Third, and finally, Denning's argument is mortally weakened because the versions of the statute in effect when he first became a participant in the KP&F system in 1978 and when he reentered the system in 2001 did not give reemployed retirants the option of revoking retirement and continuing to contribute and earn service credit. See L. 1973, ch. 327, sec. 1; L. 2001, ch. 209, sec. 29. This option was added in 1987, L. 1987, ch. 299, sec. 27, and remained in effect only until enactment of the 1994 amendment, L. 1994, ch. 293, sec. 21. In other words, the benefit Denning complains about losing was not one he enjoyed when he entered the KP&F system in 1978, reentered in 2001, or upon his retirement. Even if we adopt a micro rather than a macro view of the facts before us, it does not appear that the statutory retirement revocation option was a part of the consideration for Denning's acceptance or continuation of public employment. See Brazelton, 227 Kan. at 449.
Equal protection analysis also does not lead us to strike K.S.A. 2007 Supp. 74-4957(5). Denning argues that if he were covered by KPERS rather than KP&F, he would not be subject to the earnings cap because of his elected status. He is mistaken.

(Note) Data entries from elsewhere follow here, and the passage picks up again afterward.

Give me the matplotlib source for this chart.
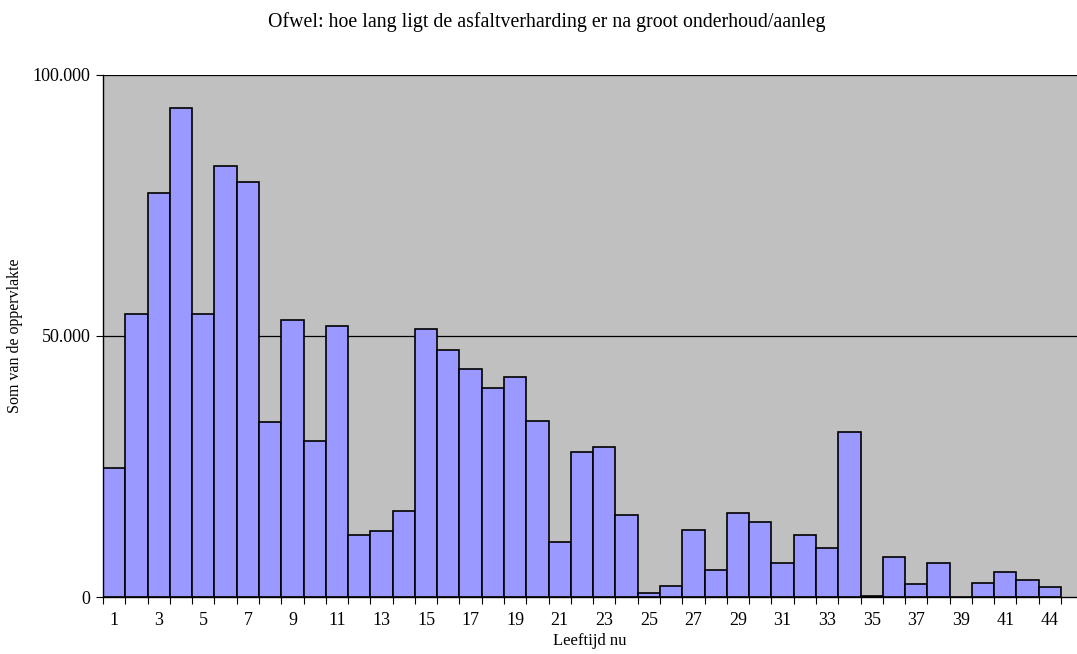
import matplotlib.pyplot as plt
import numpy as np
from matplotlib.ticker import FuncFormatter

# Leeftijd (jaren) en som van de oppervlakte
leeftijd = list(range(1, 43)) + [44]
oppervlakte = [
    24650, 54300, 77300, 93600, 54200, 82600, 79500, 33500, 53100, 29800,
    52000, 11900, 12600, 16500, 51400, 47300, 43700, 40000, 42100, 33800,
    10500, 27800, 28700, 15800, 800, 2200, 12900, 5200, 16100, 14300,
    6600, 11900, 9300, 31600, 250, 7700, 2400, 6600, 0, 2700,
    4700, 3300, 1900,
]
tick_labels = [str(v) if i % 2 == 0 else '' for i, v in enumerate(leeftijd)]

plt.rcParams['font.family'] = ['Liberation Serif', 'DejaVu Serif']

fig = plt.figure(figsize=(10.77, 6.54), dpi=100)
ax = fig.add_axes([103 / 1077, 57 / 654, 1 - 103 / 1077, (597 - 75) / 654])

x = np.arange(len(leeftijd))
ax.set_facecolor('#C0C0C0')
ax.bar(x, oppervlakte, width=1.0, color='#9999FF', edgecolor='black', linewidth=1.2, zorder=3)

ax.set_xlim(-0.5, -0.5 + 974 / 22.28)
ax.set_ylim(0, 100000)

# horizontal gridlines
for y in [50000, 100000]:
    ax.axhline(y, color='black', linewidth=0.9, zorder=1)

ax.set_yticks([0, 50000, 100000])
ax.yaxis.set_major_formatter(FuncFormatter(lambda v, p: f'{int(v):,}'.replace(',', '.')))
ax.tick_params(axis='y', direction='out', length=5, width=0.8, labelsize=13, pad=4)

ax.set_xticks(x)
ax.set_xticklabels(tick_labels, fontsize=13)
ax.set_xticks(np.arange(len(leeftijd) + 1) - 0.5, minor=True)
ax.tick_params(axis='x', which='major', length=0, pad=11)
ax.tick_params(axis='x', which='minor', direction='out', length=5, width=0.8)

for s in ['top', 'right']:
    ax.spines[s].set_visible(False)
ax.spines['left'].set_linewidth(1.0)
ax.spines['bottom'].set_linewidth(1.0)
ax.spines['left'].set_zorder(4)
ax.spines['bottom'].set_zorder(4)

fig.text(15 / 1077, 1 - 336 / 654, 'Som van de oppervlakte', rotation=90,
         ha='center', va='center', fontsize=11.5)
ax.set_xlabel('Leeftijd nu', fontsize=12, labelpad=3)
fig.text(547 / 1077, 1 - 22 / 654, 'Ofwel: hoe lang ligt de asfaltverharding er na groot onderhoud/aanleg',
         ha='center', va='center', fontsize=14.3)

fig.savefig('out.png', dpi=100)
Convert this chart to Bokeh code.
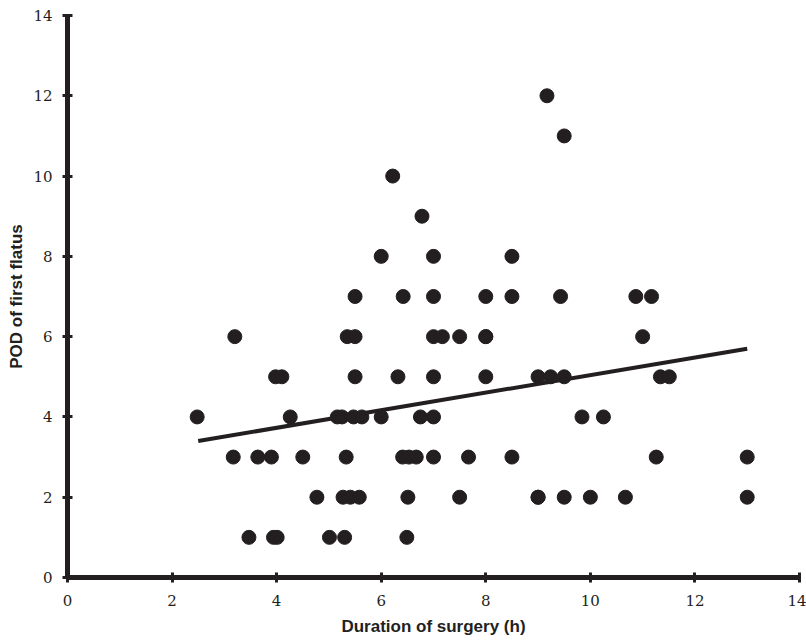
from bokeh.plotting import figure
from bokeh.models import Range1d, FixedTicker
from bokeh.embed import file_html
from bokeh.resources import INLINE

# Data
duration_h = [
    9.17,
    9.5,
    6.22,
    6.78,
    6.0, 7.0, 8.5,
    5.5, 6.42, 7.0, 8.0, 8.5, 9.43, 10.87, 11.17,
    3.2, 5.35, 5.5, 7.0, 7.17, 7.5, 8.0, 8.0, 11.0,
    3.98, 4.1, 5.5, 6.32, 7.0, 8.0, 9.0, 9.24, 9.5, 11.34, 11.51,
    2.48, 4.26, 5.16, 5.25, 5.47, 5.63, 6.0, 6.75, 7.0, 9.84, 10.25,
    3.17, 3.64, 3.9, 4.5, 5.33, 6.41, 6.53, 6.67, 7.0, 7.67, 8.5, 11.26, 13.0,
    4.77, 5.27, 5.41, 5.58, 6.51, 7.5, 9.0, 9.0, 9.5, 10.0, 10.67, 13.0,
    3.47, 3.94, 4.01, 5.01, 5.30, 6.49,
]
pod_flatus = [
    12,
    11,
    10,
    9,
    8, 8, 8,
    7, 7, 7, 7, 7, 7, 7, 7,
    6, 6, 6, 6, 6, 6, 6, 6, 6,
    5, 5, 5, 5, 5, 5, 5, 5, 5, 5, 5,
    4, 4, 4, 4, 4, 4, 4, 4, 4, 4, 4,
    3, 3, 3, 3, 3, 3, 3, 3, 3, 3, 3, 3, 3,
    2, 2, 2, 2, 2, 2, 2, 2, 2, 2, 2, 2,
    1, 1, 1, 1, 1, 1,
]
trend_x = [2.5, 13.0]
trend_y = [3.4, 5.7]
ticks = [0, 2, 4, 6, 8, 10, 12, 14]

INK = "#231f20"

p = figure(width=806, height=641, output_backend="svg", toolbar_location=None,
           x_range=Range1d(0, 14), y_range=Range1d(0, 14),
           min_border_left=67, min_border_right=7, min_border_top=15, min_border_bottom=64)
p.outline_line_color = None
p.xgrid.grid_line_color = None
p.ygrid.grid_line_color = None
p.background_fill_color = "white"
p.border_fill_color = "white"

p.scatter(duration_h, pod_flatus, size=14, color=INK, line_color=INK)
p.line(trend_x, trend_y, line_width=4, color=INK)

for ax in (p.xaxis[0], p.yaxis[0]):
    ax.ticker = FixedTicker(ticks=ticks)
    ax.minor_tick_line_color = None
    ax.axis_line_width = 5
    ax.axis_line_color = INK
    ax.major_tick_line_color = INK
    ax.major_tick_line_width = 3
    ax.major_tick_in = 5
    ax.major_tick_out = 5
    ax.major_label_text_font = "DejaVu Serif"
    ax.major_label_text_font_size = "15px"
    ax.major_label_text_color = INK
    ax.axis_label_text_font = "Liberation Sans"
    ax.axis_label_text_font_style = "bold"
    ax.axis_label_text_font_size = "17px"
    ax.axis_label_text_color = INK

p.xaxis.axis_label = "Duration of surgery (h)"
p.yaxis.axis_label = "POD of first flatus"
p.xaxis.major_label_standoff = 12
p.yaxis.major_label_standoff = 10
p.xaxis.axis_label_standoff = 8
p.yaxis.axis_label_standoff = 4

open("out.html", "w").write(file_html(p, INLINE))
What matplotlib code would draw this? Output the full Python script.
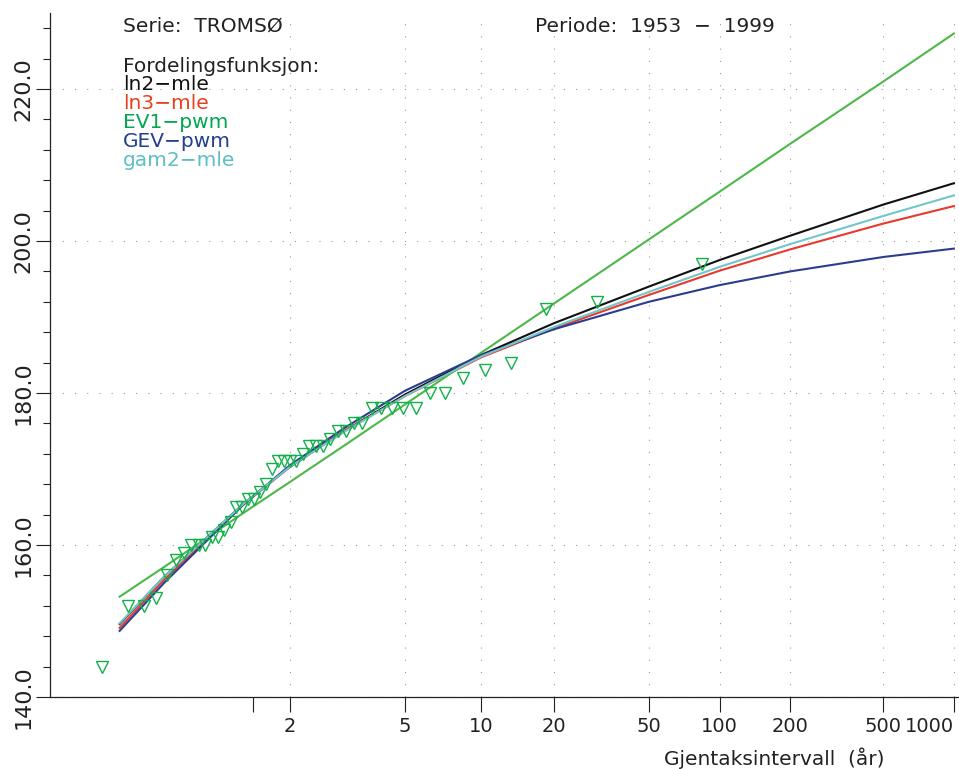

The relevant KPERS provision is K.S.A. 2007 Supp. 74-4914(5). It specifically applies an earnings cap to a retirant who returns to work after being elected to his or her position, as long as the term of the elected official began July 1, 2000, or after. Thus, although in theory there may exist some KP&F-covered elected official who returned to work after retirement and whose term began before July 1, 2000, who could pursue the equal protection challenge Denning attempts here, Denning is not that person.
For all of the foregoing reasons, the district court is affirmed.